Mais, durée ou âge, parce qu’il faudra travailler plus longtemps, le premier ministre a insisté sur la nécessité de réfléchir au maintien dans l’emploi des séniors et au passage de l’activité à la retraite.

Ce discours a été bien accueilli par les partenaires sociaux. Le patronat, qui soutient globalement la réforme, s’est montré satisfait. «La méthode est la bonne. Il faut poursuivre la convergence des régimes et remettre le système à l’équilibre», a indiqué Patrick Martin, président délégué du Medef. «La situation après la réforme sera sans doute moins favorable qu’avant, personne n’est dupe. Mais si l’on veut garantir une retraite à nos enfants, il faut le faire. C’est une réforme courageuse, on ne peut qu’accompagner», a renchéri François Asselin président de la CPME. «Il a coché toutes les cases. Il est prêt à faire une transition profession par profession pour que le bouleversement ne soit pas trop violent», s’est félicité Alain Griset, président de l’U2P qui représente les artisans et commerçants.
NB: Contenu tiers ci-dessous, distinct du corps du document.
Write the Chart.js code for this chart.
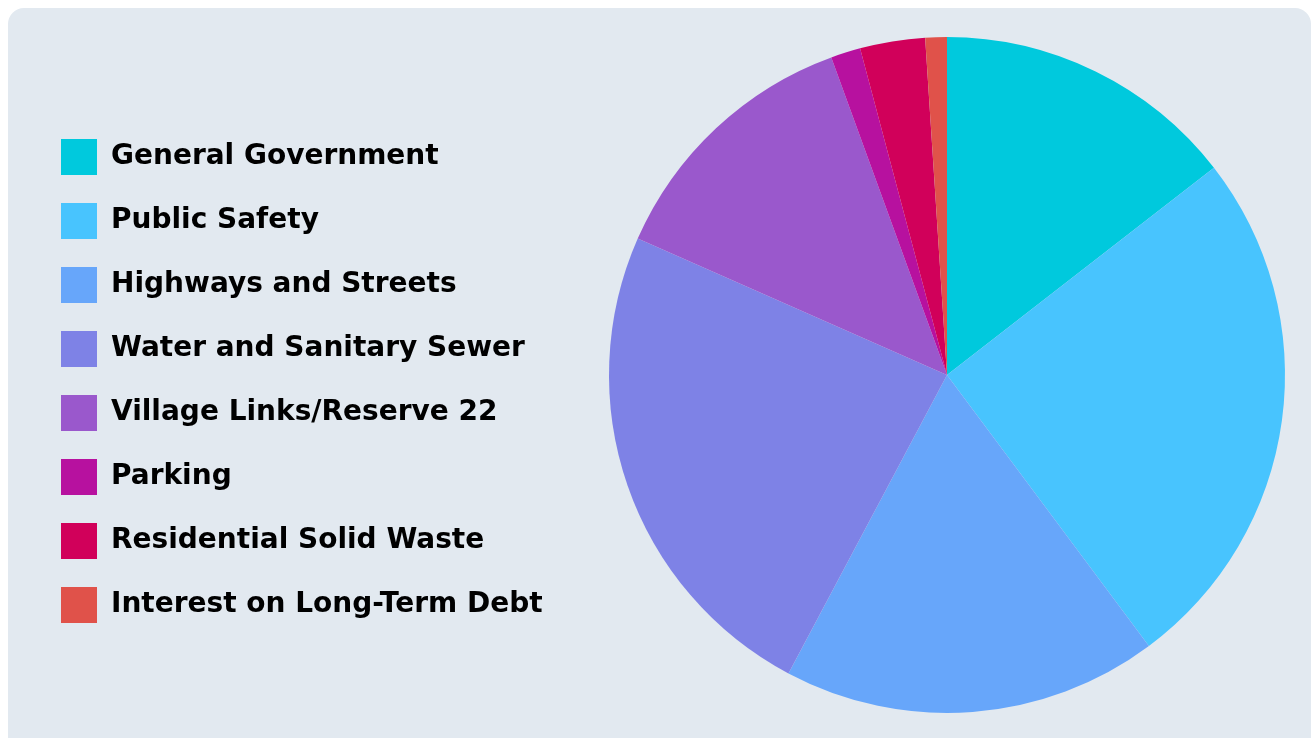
<!DOCTYPE html>
<html>
<head>
<meta charset="utf-8">
<script src="https://cdn.jsdelivr.net/npm/chart.js@4.4.1/dist/chart.umd.min.js"></script>
<style>
  html, body { margin: 0; padding: 0; background: #fff; overflow: hidden; }
  body { width: 1314px; height: 738px; position: relative; }
  .card {
    position: absolute; left: 8px; top: 8px; width: 1303px; height: 760px;
    background: #E2E9F0; border-radius: 16px;
  }
  .chart-wrap { position: absolute; left: 0; top: 0; width: 1400px; height: 738px; }
</style>
</head>
<body>
<div class="card"></div>
<div class="chart-wrap"><canvas id="expenseChart"></canvas></div>
<script>
// Expense share by function (percent of total)
const categories = [
  'General Government',
  'Public Safety',
  'Highways and Streets',
  'Water and Sanitary Sewer',
  'Village Links/Reserve 22',
  'Parking',
  'Residential Solid Waste',
  'Interest on Long-Term Debt'
];
const shares = [14.49, 25.32, 17.96, 23.84, 12.83, 1.42, 3.11, 1.03];
const sliceColors = ['#00C9DD', '#48C4FE', '#67A6FA', '#7E82E6', '#9A58CC', '#B7119F', '#D1005A', '#E0524A'];

const FONT_FAMILY = "'DejaVu Sans', sans-serif";
const FONT_SIZE = 28;
const BOX = 36;
const ITEM_GAP = 28;
const CANVAS_W = 1400;
const PIE_CX = 947;

// measure the longest legend label so the pie lands where we want it
function widestLabel() {
  const ctx = document.createElement('canvas').getContext('2d');
  ctx.font = `bold ${FONT_SIZE}px ${FONT_FAMILY}`;
  return Math.max(...categories.map(c => ctx.measureText(c).width));
}

document.addEventListener('DOMContentLoaded', () => {
  const padLeft = 33;
  // vertical legend width = padding + box + half font + text, plus Chart.js' extra 10px
  const legendWidth = ITEM_GAP + BOX + FONT_SIZE / 2 + widestLabel() + 10;
  const chartLeft = padLeft + legendWidth;
  const padRight = Math.max(0, CANVAS_W - (2 * PIE_CX - chartLeft));

  new Chart(document.getElementById('expenseChart'), {
    type: 'pie',
    data: {
      labels: categories,
      datasets: [{
        data: shares,
        backgroundColor: sliceColors,
        borderWidth: 0,
        hoverOffset: 0
      }]
    },
    options: {
      responsive: true,
      maintainAspectRatio: false,
      animation: false,
      layout: { padding: { left: padLeft, right: padRight, top: 37, bottom: 25 } },
      plugins: {
        tooltip: { enabled: false },
        legend: {
          position: 'left',
          align: 'center',
          title: { display: true, text: '', font: { size: 10 }, padding: 0 },
          labels: {
            boxWidth: BOX,
            boxHeight: BOX,
            padding: ITEM_GAP,
            color: '#000',
            font: { family: FONT_FAMILY, size: FONT_SIZE, weight: 'bold' }
          }
        }
      }
    }
  });
});
</script>
</body>
</html>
Côté syndicats, Philippe Pihet (FO) s’est inquiété que «dans la période de transition, les salariés du privé basculent en premier, avant les autres» tandis que Dominique Corona (Unsa) se félicitait du choix d’une «période de transition longue». Quant à Frédéric Sève (CFDT), qui défend que le régime est presque à l’équilibre, il s’est réjoui que le premier ministre saisisse le COR. «Je dis “chiche!” Le fait que le gouvernement ne supprime plus 120.000 fonctionnaires, comme prévu initialement, fait que l’équilibre du régime se rapproche», a-t-il affirmé.